Video: A deep statistical look at Nicklas Lidsrtrom's career
"I'm looking forward to it," he said. "It'll be a little bit different when you're sitting up in the press box and not on the ice and being part of it that way. It'll be one heck of a tournament. The best players in the world are going to participate, so it'll be a real fun tournament to be a part of."
This summer, Pavel Datsyuk, Lidstrom's former teammate in Detroit, left the NHL to play in the Kontinental Hockey League in his native Russia. Lidstrom respects his decision and said there's a different side of Datsyuk outside of his "Magic Man" abilities.
"He was a blast to play with," Lidstrom said. "He was so talented and he worked so hard. You kind of put that aside sometimes, but he was a very hard worker with world-class talent and had all the moves and could be a slick player but a hardworking player too. I'm sure he'll have some great success continuing his career in Russia."
This will be the Red Wings' final season playing at Joe Louis Arena, which Lidstrom called home his entire NHL career. He's going to miss the old rink but hopes the new Little Caesars Arena will capture the same intensity and feeling of The Joe.

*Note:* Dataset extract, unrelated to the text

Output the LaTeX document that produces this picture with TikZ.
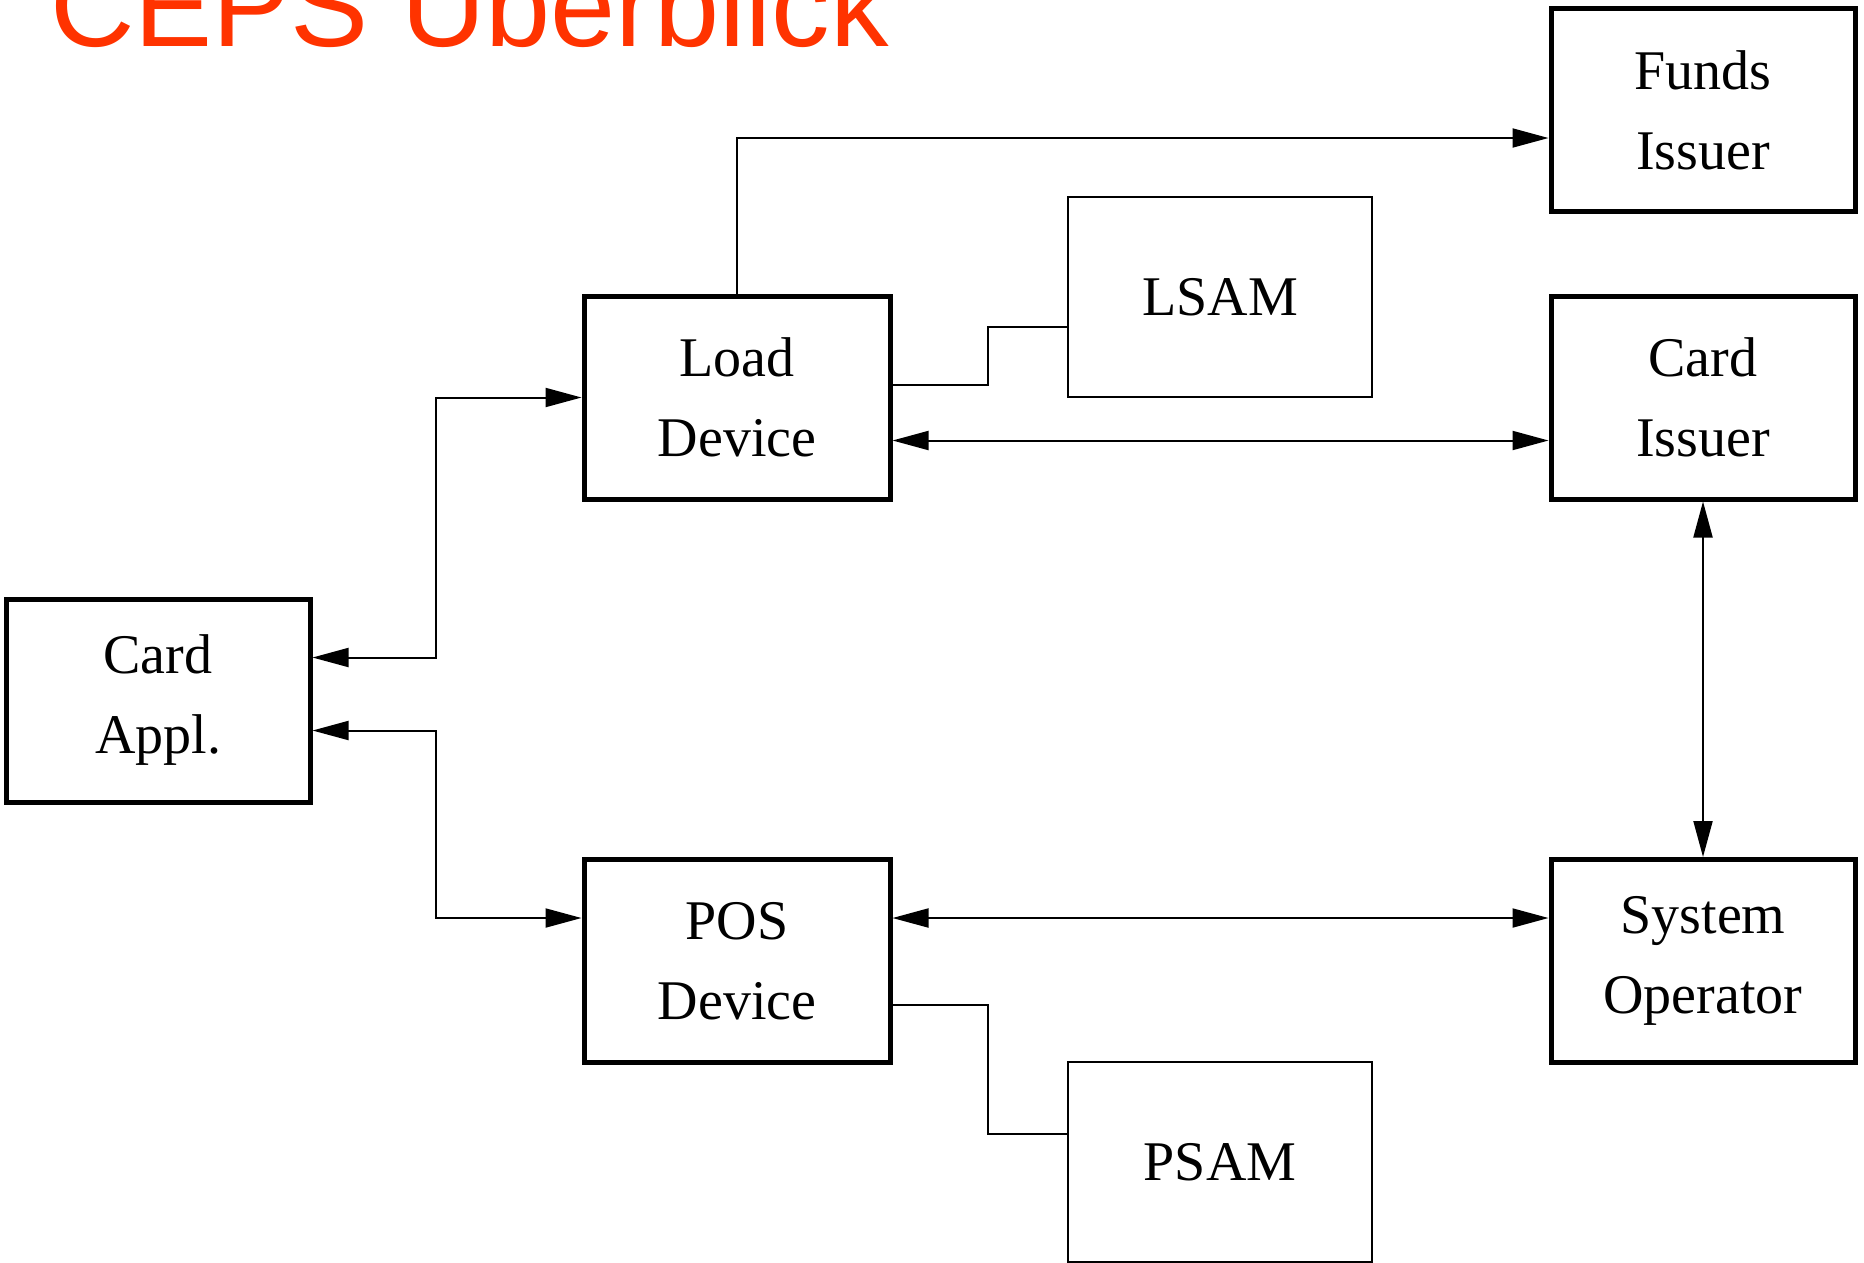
\documentclass[tikz,border=0pt]{standalone}
\usepackage{fontspec}
\setmainfont{Liberation Serif}
\newfontfamily\titlefam{Liberation Sans}
\usetikzlibrary{arrows.meta}
\definecolor{titlered}{RGB}{255,51,0}
\begin{document}
\begin{tikzpicture}[x=1pt,y=-1pt,
  boxtext/.style={font=\fontsize{56}{80}\selectfont, align=center, inner sep=0pt},
  bigbox/.style={boxtext, draw, line width=5pt, minimum width=304pt, minimum height=203pt},
  smallbox/.style={boxtext, draw, line width=2.5pt, minimum width=304pt, minimum height=200pt},
  conn/.style={line width=2pt},
  tip/.tip={Triangle[length=36pt,width=19pt]},
  arr/.style={conn, -tip},
  biarr/.style={conn, tip-tip}]
\useasboundingbox (0,0) rectangle (1864,1262);
\node[anchor=base west, text=titlered, inner sep=0pt, font=\titlefam\fontsize{117}{117}\selectfont] (title) at (50,46) {CEPS Überblick};
\node[bigbox] (funds) at (1703,110) {Funds\\Issuer};
\node[bigbox] (cardiss) at (1703,397.5) {Card\\Issuer};
\node[bigbox] (sysop) at (1703,961) {System\\Operator};
\node[bigbox, minimum width=306pt] (load) at (737,397.5) {Load\\Device};
\node[bigbox, minimum width=306pt] (pos) at (737,961) {POS\\Device};
\node[bigbox] (cardappl) at (158,700.5) {Card\\Appl.};
\node[smallbox] (lsam) at (1220,297) {LSAM};
\node[smallbox] (psam) at (1220,1162) {PSAM};
% connectors
\draw[arr] (load.north) |- ([yshift=-28pt]funds.west);
\draw[conn] ([yshift=13pt]load.east) -- ++(95pt,0) |- ([yshift=-30pt]lsam.west);
\draw[biarr] ([yshift=-43pt]load.east) -- ([yshift=-43pt]cardiss.west);
\draw[biarr] (cardiss.south) -- (sysop.north);
\draw[biarr] ([yshift=43pt]pos.east) -- ([yshift=43pt]sysop.west);
\draw[conn] ([yshift=-44pt]pos.east) -- ++(95pt,0) |- ([yshift=28pt]psam.west);
\draw[biarr] ([yshift=43pt]cardappl.east) -- ++(123pt,0) |- (load.west);
\draw[biarr] ([yshift=-30pt]cardappl.east) -- ++(123pt,0) |- ([yshift=43pt]pos.west);
\end{tikzpicture}
\end{document}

"There was always a special atmosphere playing at the old Joe Louis," Lidstrom said. "I played in some old rinks around the League in Chicago, St. Louis and Toronto, and I think The Joe has that same kind of atmosphere. Of course, when it's your home rink, it turns into your favorite because you're so accustomed to everything there. I really enjoyed playing at The Joe. It'll be missed. I know the new arena will be a beautiful new building, and I hope they can bring that electricity and atmosphere that we felt at The Joe."
Even though Lidstrom is around hockey every day with his kids and with Team Sweden, it's not quite the same as suiting up and competing for the ultimate prize.
"It still hits me sometimes that I miss being part of a team or being part of game situations where it really matters," he said. "I remember how fun it was to be a part of that.
"I miss that feeling of being part of something special."